When Clem—as we all called him—died in 1988, he left me his stamp collection. I rarely look at it these days, but I’ve been dutifully carting it around for 30 years, through six changes of residence. I also have a few of my maternal grandparents’ books and their 200-year-old dining room table, as well as a couple of antique end tables I inherited from my father. In fact, I have a slew of family possessions, all beloved for their sentimental value.
But when I was a child, I thought these objects had not just sentimental value, but also real value—and so did most everybody else. These household possessions were seen as stores of value that had the potential to appreciate over time. It was a notion worthy of a pre-industrial era: Your wealth surrounded you—there to be touched—and ready to be sold or packed up and moved, depending on what the moment required.

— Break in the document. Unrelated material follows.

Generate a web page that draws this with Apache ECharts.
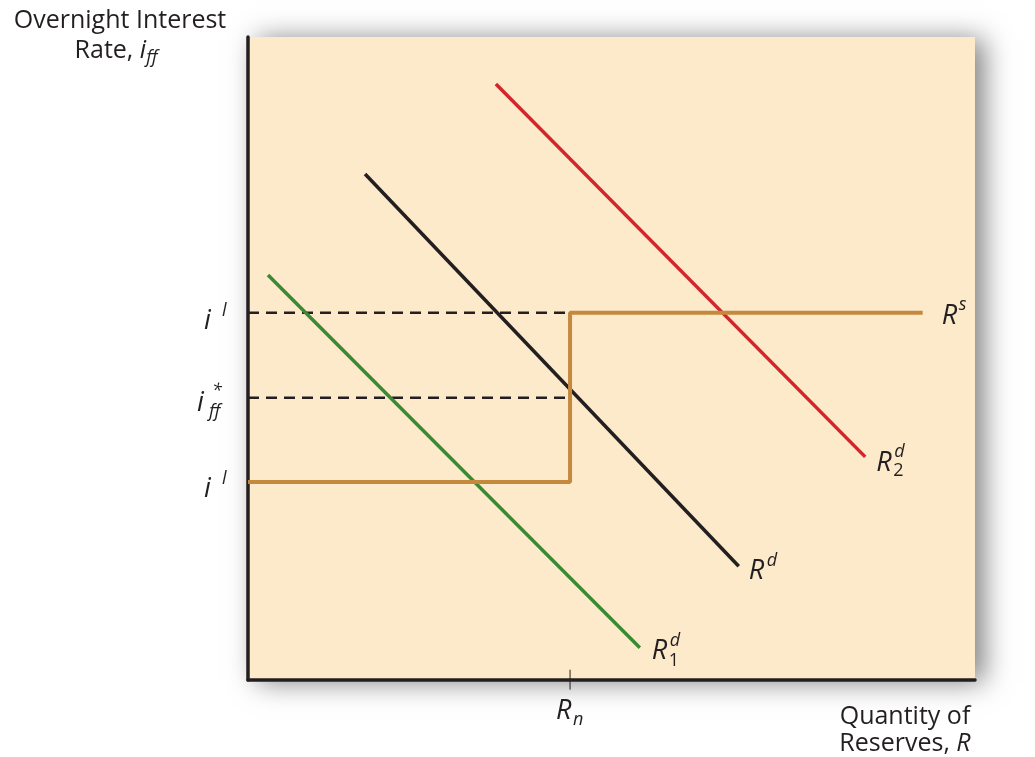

Today, the concept seems almost quaint.
Over the past century, collectibles have generated surprisingly strong returns. Indeed, the latest Credit Suisse Global Investment Returns Yearbook reports that a basket of collectibles increased in purchasing power 30-fold over the past 118 years, equal to a 2.9% annual real return. Global stock markets, by contrast, were up 387-fold, including dividends—a 5.2% annual real return.
But it’s hard to imagine collectibles will shine so brightly in future. Nobody seems to collect stamps. The price of beautiful antiques has collapsed, dismissed as “brown furniture.” This is the Ikea generation. Possessions are temporary. We lease cars, rent movies and stream music. Why bother to buy?
If we’re going to purchase anything, it’ll be numbers on an account statement. In that, we have trust. We don’t even bother with stock certificates. Surprised by bitcoin? Maybe we shouldn’t be. It’s the ultimate embodiment of our new sense of value—a currency backed by nobody, built on computer code and completely dependent on our collective faith.
My mother and my in-laws are still firmly in the “beautiful possessions” camp, but my children and stepchildren are in the new world. Between them stand my wife and me, inheriting items we love but which we strongly suspect our children won’t.
There’s a rationality to all of this. Ideally, wealth should be easy to trade and easily valued, and household possessions are neither. If items offer psychic income, we shouldn’t expect them to deliver significant dollar returns. While stocks and bonds ought to generate a positive real rate of return, household items will likely lose value, unless their price is bolstered by their scarcity—and even that won’t help if there isn’t sufficient demand.
And clearly, demand today is weak. No doubt the pendulum will swing again and things old will enjoy renewed interest. But I doubt the pendulum will ever swing all the way back: Household possessions will likely never again be viewed as significant stores of wealth. They’re just things—things destined to deteriorate over time.